That post continues to get a fair amount of traffic these many months later. Perhaps that's so because it's a masterpiece of reasoning and argument; perhaps it's because it's a pragmatic approach to subjects which are still topics of discussion and matters of concern for many of us; perhaps it's just because it was indexed by Google.
Today, Professor Tung Yin of the National Security Advisors blog discussed identification requirements and takes a similarly pragmatic position:
[E]ven if the ID requirement isn't perfect -- and no security system can be -- it does seem to serve a useful function. What are the downsides of requiring ID? [Privacy activist John] Gilmore, relying on an MIT paper, argued that it helps terrorists detect the weaknesses of the system by identifying who gets targeted for searches.
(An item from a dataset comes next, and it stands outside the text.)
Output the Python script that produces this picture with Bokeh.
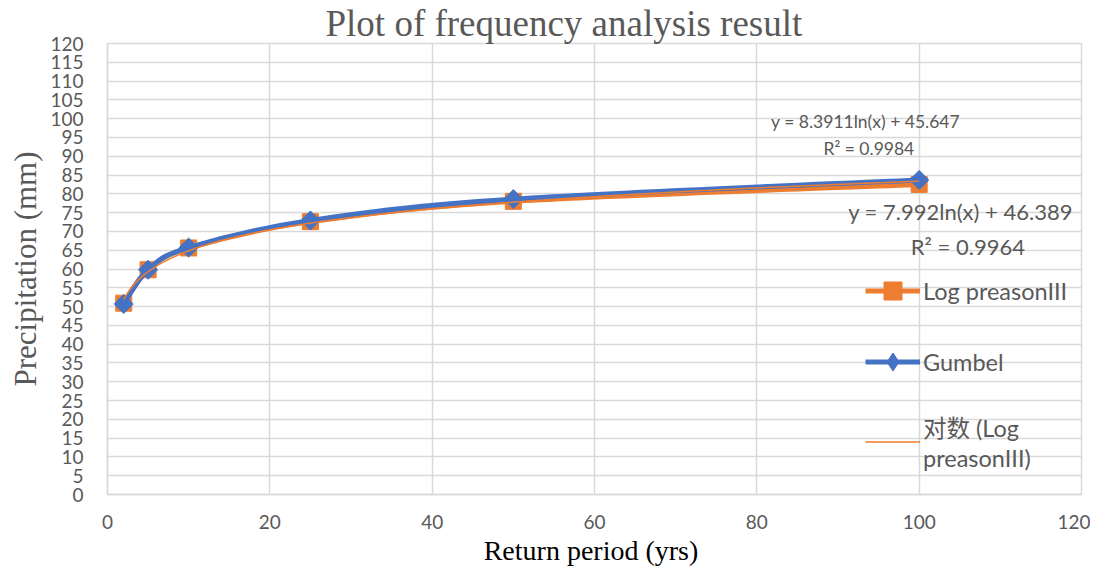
import numpy as np
from bokeh.plotting import figure
from bokeh.models import Legend, LegendItem, Label, FixedTicker, Range1d
from bokeh.embed import file_html
from bokeh.resources import INLINE

# ---------------- data ----------------
return_period = [2, 5, 10, 25, 50, 100]
log_pearson = [50.9, 59.8, 65.6, 72.6, 78.0, 82.5]
gumbel = [50.7, 59.8, 65.7, 72.9, 78.6, 83.7]
x_ticks = [0, 20, 40, 60, 80, 100, 120]
y_ticks = list(range(0, 125, 5))

title_text = "Plot of frequency analysis result"
x_title = "Return period  (yrs)"
y_title = "Precipitation (mm)"
gumbel_eq = ["y = 8.3911ln(x) + 45.647", "R² = 0.9984"]
lp_eq = ["y = 7.992ln(x) + 46.389", "R² = 0.9964"]
series_names = ["Log preasonIII", "Gumbel", "对数 (Log\npreasonIII)"]

ORANGE = "#ED7D31"
BLUE = "#4472C4"
GRID = "#D9D9D9"
TEXT = "#595959"
SANS = "Lato, 'Noto Sans CJK SC'"
SERIF = "Liberation Serif"

p = figure(width=1090, height=568, output_backend="svg", toolbar_location=None,
           x_range=Range1d(0, 120), y_range=Range1d(0, 120),
           min_border_left=107, min_border_right=9, min_border_top=42,
           min_border_bottom=74, background_fill_color="white",
           border_fill_color="white")

# title
p.title.text = title_text
p.title.text_font = SERIF
p.title.text_font_size = "37px"
p.title.text_font_style = "normal"
p.title.text_color = TEXT
p.title.align = "left"
p.title.offset = 218
p.title.standoff = 0

# axes
p.xaxis.ticker = FixedTicker(ticks=x_ticks)
p.yaxis.ticker = FixedTicker(ticks=y_ticks)
for ax in (p.xaxis[0], p.yaxis[0]):
    ax.axis_line_color = GRID
    ax.axis_line_width = 1.5
    ax.major_tick_line_color = None
    ax.minor_tick_line_color = None
    ax.major_tick_out = 0
    ax.major_tick_in = 0
    ax.major_label_text_color = TEXT
    ax.major_label_text_font = SANS
    ax.major_label_text_font_size = "19px"
    ax.axis_label_text_font = SERIF
    ax.axis_label_text_font_style = "normal"
p.xaxis.major_label_standoff = 20
p.yaxis.major_label_standoff = 24
p.xaxis.axis_label = x_title
p.xaxis.axis_label_text_font_size = "28px"
p.xaxis.axis_label_text_color = "#000000"
p.xaxis.axis_label_standoff = 3
p.yaxis.axis_label = y_title
p.yaxis.axis_label_text_font_size = "31px"
p.yaxis.axis_label_text_color = TEXT
p.yaxis.axis_label_standoff = 4

p.grid.grid_line_color = GRID
p.grid.grid_line_width = 1.5
p.outline_line_color = GRID
p.outline_line_width = 1.5


def smooth(xs, ys):
    """Bezier control points (Catmull-Rom style) for a smoothed line through the points."""
    xs = np.asarray(xs, float)
    ys = np.asarray(ys, float)
    n = len(xs)
    xp = np.concatenate([[xs[0]], xs, [xs[-1]]])
    yp = np.concatenate([[ys[0]], ys, [ys[-1]]])
    return dict(
        x0=xs[:-1], y0=ys[:-1], x1=xs[1:], y1=ys[1:],
        cx0=xs[:-1] + (xp[2:n + 1] - xp[0:n - 1]) / 6,
        cy0=ys[:-1] + (yp[2:n + 1] - yp[0:n - 1]) / 6,
        cx1=xs[1:] - (xp[3:n + 2] - xp[1:n]) / 6,
        cy1=ys[1:] - (yp[3:n + 2] - yp[1:n]) / 6,
    )


# Log Pearson III series
p.bezier(**smooth(return_period, log_pearson), line_color=ORANGE, line_width=5,
         line_cap="round")
lp_pts = p.scatter(return_period, log_pearson, marker="square", size=16,
                   fill_color=ORANGE, line_color=ORANGE)
# single-point line: invisible in the plot, gives the legend its line stroke
lp_leg = p.line(return_period[:1], log_pearson[:1], line_color=ORANGE, line_width=5)

# Gumbel series
p.bezier(**smooth(return_period, gumbel), line_color=BLUE, line_width=5,
         line_cap="round")
gb_leg_pt = p.scatter(return_period[:1], gumbel[:1], marker="diamond", size=14,
                      fill_color=BLUE, line_color=BLUE)
gb_pts = p.scatter(return_period, gumbel, marker="square", angle=np.pi / 4,
                   size=13.5, fill_color=BLUE, line_color=BLUE)
gb_leg = p.line(return_period[:1], gumbel[:1], line_color=BLUE, line_width=5)

# logarithmic trendline of Log Pearson III (least squares on ln x)
coef = np.polyfit(np.log(return_period), log_pearson, 1)
tx = np.linspace(min(return_period), max(return_period), 300)
trend = p.line(tx, coef[0] * np.log(tx) + coef[1], line_color=ORANGE, line_width=1.5)

legend = Legend(items=[
    LegendItem(label=series_names[0], renderers=[lp_leg, lp_pts]),
    LegendItem(label=series_names[1], renderers=[gb_leg, gb_leg_pt]),
    LegendItem(label=series_names[2], renderers=[trend]),
], location=(758, 22))
legend.glyph_width = 55
legend.glyph_height = 45
legend.label_height = 37
legend.label_standoff = 3
legend.spacing = 26
legend.padding = 0
legend.margin = 0
legend.border_line_alpha = 0
legend.background_fill_alpha = 0
legend.label_text_font = SANS
legend.label_text_font_size = "23.5px"
legend.label_text_line_height = 1.9
legend.label_text_color = TEXT
p.add_layout(legend)

# trendline equations
p.add_layout(Label(x=93.4, y=99.3, text=gumbel_eq[0], text_align="center",
                   text_baseline="middle", text_font=SANS, text_font_size="17.5px",
                   text_color=TEXT))
p.add_layout(Label(x=93.8, y=92.0, text=gumbel_eq[1], text_align="center",
                   text_baseline="middle", text_font=SANS, text_font_size="17.5px",
                   text_color=TEXT))
p.add_layout(Label(x=105.1, y=75.2, text=lp_eq[0], text_align="center",
                   text_baseline="middle", text_font=SANS, text_font_size="22px",
                   text_color=TEXT))
p.add_layout(Label(x=106.0, y=66.1, text=lp_eq[1], text_align="center",
                   text_baseline="middle", text_font=SANS, text_font_size="22px",
                   text_color=TEXT))

open("out.html", "w").write(file_html(p, INLINE))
Terrorists could, Gilmore argues, probe the system until finding some terrorist who manage to get through on "dry runs."
But I think there's a difference between an ID requirement as something that represents a threshold obstacle that must be passed, versus using ID checks as a basis for determining who to subject to secondary screening. Gilmore may be right about how terrorists can probe the system, but his complaint really seems to be about targeted searches, not ID requirements, unless the latter is used as part of the former.
Otherwise, I have a hard time seeing the downsides of requiring ID for travel on planes. I have to carry a driver's license to get to the airport anyway (unless I take a cab, which given the distance from home to the airport isn't really a good option in eastern Iowa), so it's no hassle to me to show it to the TSA agent at the head of the security checkpoint in the airport.
With both civil liberties and national security, the perfect is the enemy of the good.